Measuring the Brier score of a new model is always on of my the first tasks, when it’s about determin the model performance. So it’s possible to rank all my different models. As a benchmark for the blog, we could compare them to the best Vanilla xG poisson from my last model set. These models used also xG data and the best model had a Brier score of 0.586.

$BS =\frac{{1}}{{N}} \sum\limits_{t=1}^N (f_t - o_t)^2$

The model performance was determined based on 8921 matches for the Big5 league. The number of matches per division varies a bit as e.g. Bundesliga only consists of 18 teams and e.g. the League 1 season during corona was suspended.

The accuracy during the parameter indicated the logistic regression as the best machine learning algorithm. That’s also represented by the calculated Brier score of the model. But suprisingly the XGBoost algorithm has got highest Brier score. Compared to the market odds, each model is worse. So you don’t have to expect a positive overall profit during the betting simulation. Compared to the Vanilla Poisson models, 4 models show a similar or better Brier score performance. Does the betting simulation profit show a similar profit?

## Betting results

The betting simulation was done with a flat stack of 1 unit. For each match and market the value based on the prediction was calculated. If the prediction probability of e.g. a home win is higher than the market probality, the bet was select. For each match just one bet is selected even if multipe markets showed value.

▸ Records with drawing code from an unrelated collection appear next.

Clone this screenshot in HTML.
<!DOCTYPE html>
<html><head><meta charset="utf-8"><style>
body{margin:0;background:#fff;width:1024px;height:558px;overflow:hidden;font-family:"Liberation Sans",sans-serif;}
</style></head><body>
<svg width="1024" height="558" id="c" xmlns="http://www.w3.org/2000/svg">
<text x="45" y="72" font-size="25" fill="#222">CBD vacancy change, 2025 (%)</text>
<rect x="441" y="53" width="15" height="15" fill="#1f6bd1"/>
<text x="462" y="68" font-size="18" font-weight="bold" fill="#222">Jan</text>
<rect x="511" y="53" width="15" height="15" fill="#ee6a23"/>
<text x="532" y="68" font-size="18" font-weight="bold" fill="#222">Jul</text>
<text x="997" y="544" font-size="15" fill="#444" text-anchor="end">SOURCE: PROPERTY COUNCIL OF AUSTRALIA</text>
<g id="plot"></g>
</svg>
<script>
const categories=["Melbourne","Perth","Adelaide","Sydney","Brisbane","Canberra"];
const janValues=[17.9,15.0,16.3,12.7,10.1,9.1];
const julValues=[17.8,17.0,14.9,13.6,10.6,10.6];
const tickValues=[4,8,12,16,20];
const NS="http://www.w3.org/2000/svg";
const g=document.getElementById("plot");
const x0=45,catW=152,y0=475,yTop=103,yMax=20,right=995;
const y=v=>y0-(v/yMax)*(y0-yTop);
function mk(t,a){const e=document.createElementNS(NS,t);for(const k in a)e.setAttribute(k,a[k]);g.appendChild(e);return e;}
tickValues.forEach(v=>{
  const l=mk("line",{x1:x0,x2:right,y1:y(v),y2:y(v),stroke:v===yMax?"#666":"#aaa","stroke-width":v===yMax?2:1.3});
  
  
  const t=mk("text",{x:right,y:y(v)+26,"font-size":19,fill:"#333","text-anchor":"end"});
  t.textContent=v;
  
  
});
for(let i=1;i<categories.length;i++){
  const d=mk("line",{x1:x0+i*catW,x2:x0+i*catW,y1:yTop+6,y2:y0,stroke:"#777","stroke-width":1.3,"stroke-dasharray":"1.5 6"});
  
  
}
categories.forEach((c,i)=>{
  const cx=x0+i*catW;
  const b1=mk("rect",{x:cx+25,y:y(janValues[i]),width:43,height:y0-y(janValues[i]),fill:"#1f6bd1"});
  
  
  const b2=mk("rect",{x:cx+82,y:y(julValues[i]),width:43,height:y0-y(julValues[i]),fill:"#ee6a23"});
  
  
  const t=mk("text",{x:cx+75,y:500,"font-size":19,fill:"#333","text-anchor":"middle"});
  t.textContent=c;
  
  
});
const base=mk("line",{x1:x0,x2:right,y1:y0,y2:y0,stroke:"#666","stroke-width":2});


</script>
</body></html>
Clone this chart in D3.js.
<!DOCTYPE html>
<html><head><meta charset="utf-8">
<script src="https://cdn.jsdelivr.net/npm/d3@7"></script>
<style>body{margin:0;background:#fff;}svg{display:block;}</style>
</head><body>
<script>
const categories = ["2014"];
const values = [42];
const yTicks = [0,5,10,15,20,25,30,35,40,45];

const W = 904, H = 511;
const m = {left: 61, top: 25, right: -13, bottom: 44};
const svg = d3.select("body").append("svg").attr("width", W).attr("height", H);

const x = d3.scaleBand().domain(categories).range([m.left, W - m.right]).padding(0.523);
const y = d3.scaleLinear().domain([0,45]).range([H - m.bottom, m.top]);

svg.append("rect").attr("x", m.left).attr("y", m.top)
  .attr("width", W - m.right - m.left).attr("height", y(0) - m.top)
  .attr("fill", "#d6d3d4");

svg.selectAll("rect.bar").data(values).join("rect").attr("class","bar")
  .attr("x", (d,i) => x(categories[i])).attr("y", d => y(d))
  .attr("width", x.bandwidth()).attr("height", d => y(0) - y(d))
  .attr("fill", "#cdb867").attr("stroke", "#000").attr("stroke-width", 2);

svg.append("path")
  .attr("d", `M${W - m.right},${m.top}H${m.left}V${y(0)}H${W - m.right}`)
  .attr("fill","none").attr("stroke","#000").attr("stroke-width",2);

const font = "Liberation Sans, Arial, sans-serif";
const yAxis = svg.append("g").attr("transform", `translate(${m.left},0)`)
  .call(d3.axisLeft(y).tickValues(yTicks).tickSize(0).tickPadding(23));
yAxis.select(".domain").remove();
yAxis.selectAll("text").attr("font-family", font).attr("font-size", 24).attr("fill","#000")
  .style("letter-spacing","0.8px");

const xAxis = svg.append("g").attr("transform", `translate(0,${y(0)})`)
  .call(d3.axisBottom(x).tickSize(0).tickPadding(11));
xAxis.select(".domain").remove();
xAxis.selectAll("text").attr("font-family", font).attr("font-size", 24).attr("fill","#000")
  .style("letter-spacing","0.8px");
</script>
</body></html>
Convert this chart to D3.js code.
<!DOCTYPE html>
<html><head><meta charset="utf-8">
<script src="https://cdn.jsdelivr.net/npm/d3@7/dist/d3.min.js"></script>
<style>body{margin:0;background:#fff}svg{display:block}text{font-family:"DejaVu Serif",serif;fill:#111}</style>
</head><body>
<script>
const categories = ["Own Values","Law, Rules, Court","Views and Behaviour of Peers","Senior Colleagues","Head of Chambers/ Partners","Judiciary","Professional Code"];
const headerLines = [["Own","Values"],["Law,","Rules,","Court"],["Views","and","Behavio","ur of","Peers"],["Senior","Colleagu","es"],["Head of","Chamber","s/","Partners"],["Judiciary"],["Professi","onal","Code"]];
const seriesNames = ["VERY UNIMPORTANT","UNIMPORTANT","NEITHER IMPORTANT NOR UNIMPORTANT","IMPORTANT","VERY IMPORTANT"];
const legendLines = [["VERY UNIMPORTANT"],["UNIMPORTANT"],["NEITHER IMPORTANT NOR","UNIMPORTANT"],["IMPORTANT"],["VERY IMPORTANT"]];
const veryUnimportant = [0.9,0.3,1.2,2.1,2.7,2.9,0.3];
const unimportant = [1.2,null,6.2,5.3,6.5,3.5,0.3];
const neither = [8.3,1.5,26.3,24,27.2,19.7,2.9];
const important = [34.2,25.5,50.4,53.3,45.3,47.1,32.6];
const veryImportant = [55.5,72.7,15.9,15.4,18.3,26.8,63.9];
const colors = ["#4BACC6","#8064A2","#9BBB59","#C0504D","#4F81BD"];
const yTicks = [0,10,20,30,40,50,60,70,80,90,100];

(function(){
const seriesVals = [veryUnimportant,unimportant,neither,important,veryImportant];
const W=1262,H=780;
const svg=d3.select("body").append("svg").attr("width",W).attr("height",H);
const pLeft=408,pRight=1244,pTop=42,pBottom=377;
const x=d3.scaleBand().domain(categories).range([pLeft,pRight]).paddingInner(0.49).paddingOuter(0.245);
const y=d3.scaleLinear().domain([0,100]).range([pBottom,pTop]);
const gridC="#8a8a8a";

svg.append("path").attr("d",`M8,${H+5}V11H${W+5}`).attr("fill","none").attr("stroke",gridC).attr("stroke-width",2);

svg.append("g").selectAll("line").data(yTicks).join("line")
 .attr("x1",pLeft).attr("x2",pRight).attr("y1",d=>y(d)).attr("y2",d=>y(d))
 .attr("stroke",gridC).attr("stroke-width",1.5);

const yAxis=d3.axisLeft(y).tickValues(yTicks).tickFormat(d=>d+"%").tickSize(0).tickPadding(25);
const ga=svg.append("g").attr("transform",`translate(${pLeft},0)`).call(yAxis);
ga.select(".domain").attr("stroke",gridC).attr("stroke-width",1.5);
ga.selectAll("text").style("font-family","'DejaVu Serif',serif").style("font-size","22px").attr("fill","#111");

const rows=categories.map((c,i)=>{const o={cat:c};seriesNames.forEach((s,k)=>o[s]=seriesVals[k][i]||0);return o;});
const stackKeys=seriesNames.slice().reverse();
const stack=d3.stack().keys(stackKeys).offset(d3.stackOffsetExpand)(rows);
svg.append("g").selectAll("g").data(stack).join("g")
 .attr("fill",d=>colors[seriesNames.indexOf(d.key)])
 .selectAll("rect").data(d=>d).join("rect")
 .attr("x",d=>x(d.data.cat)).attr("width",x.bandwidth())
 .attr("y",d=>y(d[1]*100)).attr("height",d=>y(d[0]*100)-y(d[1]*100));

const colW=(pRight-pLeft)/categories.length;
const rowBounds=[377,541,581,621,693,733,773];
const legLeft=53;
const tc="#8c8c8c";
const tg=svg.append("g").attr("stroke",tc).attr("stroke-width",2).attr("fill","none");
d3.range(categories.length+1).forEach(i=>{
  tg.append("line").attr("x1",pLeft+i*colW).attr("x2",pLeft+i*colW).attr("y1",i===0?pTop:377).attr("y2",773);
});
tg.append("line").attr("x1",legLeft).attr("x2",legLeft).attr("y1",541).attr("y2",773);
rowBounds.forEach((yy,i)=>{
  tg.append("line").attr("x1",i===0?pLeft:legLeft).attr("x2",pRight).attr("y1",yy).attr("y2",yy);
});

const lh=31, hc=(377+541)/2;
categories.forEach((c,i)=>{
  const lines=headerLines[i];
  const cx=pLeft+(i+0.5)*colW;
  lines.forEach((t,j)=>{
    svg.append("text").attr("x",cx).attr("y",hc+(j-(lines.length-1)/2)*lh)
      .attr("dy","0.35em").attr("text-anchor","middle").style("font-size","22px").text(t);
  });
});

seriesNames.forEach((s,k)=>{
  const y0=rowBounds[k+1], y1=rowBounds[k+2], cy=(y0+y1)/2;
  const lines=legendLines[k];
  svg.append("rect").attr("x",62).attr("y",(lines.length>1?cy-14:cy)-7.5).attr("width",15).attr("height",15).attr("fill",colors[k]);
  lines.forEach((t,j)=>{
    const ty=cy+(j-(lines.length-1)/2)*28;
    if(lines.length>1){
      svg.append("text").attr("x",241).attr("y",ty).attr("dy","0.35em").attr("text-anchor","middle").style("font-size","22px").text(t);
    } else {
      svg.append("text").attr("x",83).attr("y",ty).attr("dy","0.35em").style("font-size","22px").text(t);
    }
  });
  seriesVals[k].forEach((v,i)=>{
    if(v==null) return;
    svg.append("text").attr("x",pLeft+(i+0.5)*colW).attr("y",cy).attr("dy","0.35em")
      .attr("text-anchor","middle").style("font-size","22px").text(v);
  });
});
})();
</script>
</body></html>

As expected all models show a negative overall profit. All models are not usefull for blind betting against the bookie. But the ranking is different to the Brier score. The random forest and XGBoost algorithm show a way better profit performance. Both show a similar loss like the best performing xG Poisson models.

Taking a look back to the intro, it’s also time to answer the opening question: Is it necessary to differ between home and away performance? Not, when using advanced machine learning algorithms. Random forest and XGBoost show the same performance in both cases. Brier score and overall profit indicate that the choosen algorithm has more influence on the model performance.

## Conclusions

Creating and testing these models was a bit sobering. You would image, while using such advanced statistics, the model performance would increase and there’s some kind of chance compete with the market. But that’s again not the case. And that should again be a warning for each recreational bettor, who thinks some football knowledge is enough to be a profitable bettor. Nevertheless there are some more conclusions to draw:

1. Again the Brier score of the models is not inline with overall profit of the simulation. The model with the best Brier score does not provide the best profit, although I would expect it, when having a simulation with multiple thousands of bets. Maybe it’s time to compare some metrics for the model performance.
2. When using machine learning algorithms it’s definitely not needed to differ between home and away performance. The results for the Random Forest and XGBoost models show no difference for both model types.
3. For the different parameters an expontial moving average based on the last 15 matches was used. As the Vanilla Poisson models already showed, the number of matches used for the parameters can have a big impact on the overall performance. There’s maybe still some room to improve the model. But of course the intention of the blog was to determine, whether there’s a need to differ between home and away matches.